KUALA LUMPUR: Loss-making Aturmaju Resources Bhd plans to raise up to RM10.1 million via a renounceable rights issue to fund its diversification into providing information technology (IT) solutions and services.

Aturmaju said the proposed diversification is part of the group’s plans to diversify its business activities and to provide another revenue stream to reduce its dependence on its core existing resource-based timber-related business.

In a filing with Bursa Malaysia yesterday, the manufacturer of wood products proposed to undertake a renounceable rights issue of up to one billion irredeemable convertible preference shares (ICPS) on the basis of 15 ICPS for every one existing share held on an entitlement date to be determined later at an issue price of one sen per ICPS.

The conversion price has been set at 20 sen for one new Aturmaju share, representing a 34% discount to the theoretical ex-rights price of Aturmaju shares of 30.3 sen based on the five-day weighted average market price of the shares up to Oct 3 of 40.6 sen.

Under the minimum scenario, a total of RM4 million is expected to be raised from the corporate exercise, of which RM2.8 million will be used for development costs of Enterprise Resource Planning (ERP) solutions, RM500,000 for working capital and the rest for the estimated expenses for the rights issue.

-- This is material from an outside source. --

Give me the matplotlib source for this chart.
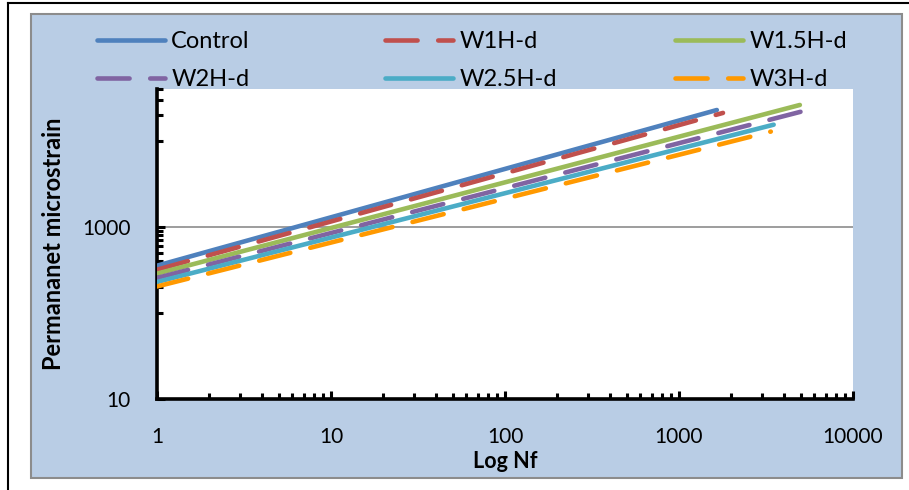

In a maximum scenario, a total of RM7.7 million will be used for development costs of ERP solutions and another RM1.7 million for working capital.

In June, Aturmaju commenced its IT business through the awarding and completion of an IT project to design, develop, install and support ERP solutions with a project value of RM20,000. As at Oct 3, the group had secured another three ERP projects worth a combined RM5.6 million.

“In addition, the group is also in discussions with another three prospective clients to secure additional IT projects focusing on providing or maintaining ERP solutions with a total estimated project value of RM9 million.

“The board of directors expects the IT business to result in a diversion of more than 25% of Aturmaju group’s net assets or contribute 25% or more of the group’s net profit,” it said.

As such, the board will seek the company’s shareholders’ approval for the proposed diversification at an extraordinary general meeting to be convened.

“Barring any unforeseen circumstances and subject to the relevant approvals being obtained, the proposals are expected to be completed by the first quarter of 2019,” said Aturmaju.